New Delhi: The RBI will continue with its strategy of diversifying its forex reserves, a central banker said on Friday, adding, investors may not find it easy to move away from US debt investments.
Lingering concerns about the health of the US economy and the fate of the dollar, the world’s premier reserve currency, is making economies across the world to diversify their forex reserves and pare their US debt holdings.
“Yes we diversify always. That is a strategy that remains,” KC Chakrabarty, a deputy governor at the Reserve Bank of India said. The global economic situation was becoming more complex and volatile, he added.
World stocks sank for an eighth straight session on Friday, wiping $2.5 trillion off company values on the week, as concern ballooned over the slowing global economy and the spread of debt anguish into Italy and Spain.

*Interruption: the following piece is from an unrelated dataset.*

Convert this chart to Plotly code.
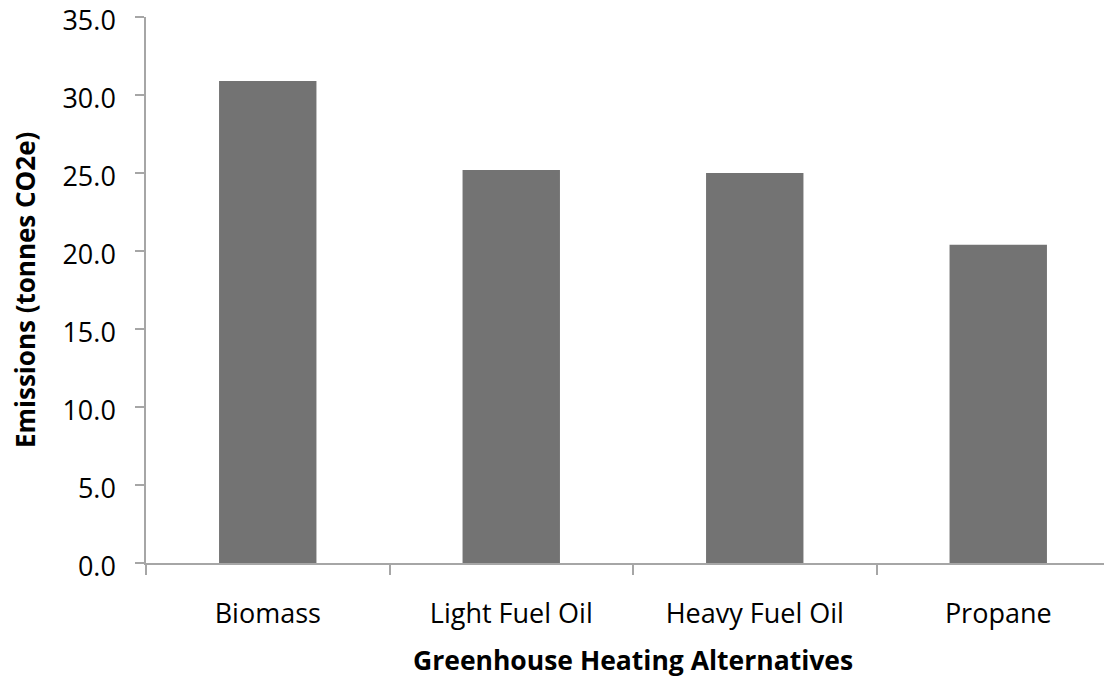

There was widespread demand for policymakers to beef up plans to tackle the euro zone’s crisis and prevent the US economy in particular from sliding back into recession.
“People who have lent to the US, they cannot desert so easily. That, we must understand, is the reality,” Chakrabarty said.
India’s holdings in the US treasuries at the end of May 2011 stood at $41 billion, down from $42.1 billion, data on the US treasury website showed.
At a separate event, another deputy governor at the central bank, Subir Gokarn, who is in charge of monetary policy said on Friday that the recent softening trend in global commodity prices and emergence of fears over global recession could have some impact on the bank’s policy stance in September.
The global developments come at a time when India is battling high headline inflation, which quickened to 9.44% in June, and Chakrabarty said the current level of inflation was not acceptable.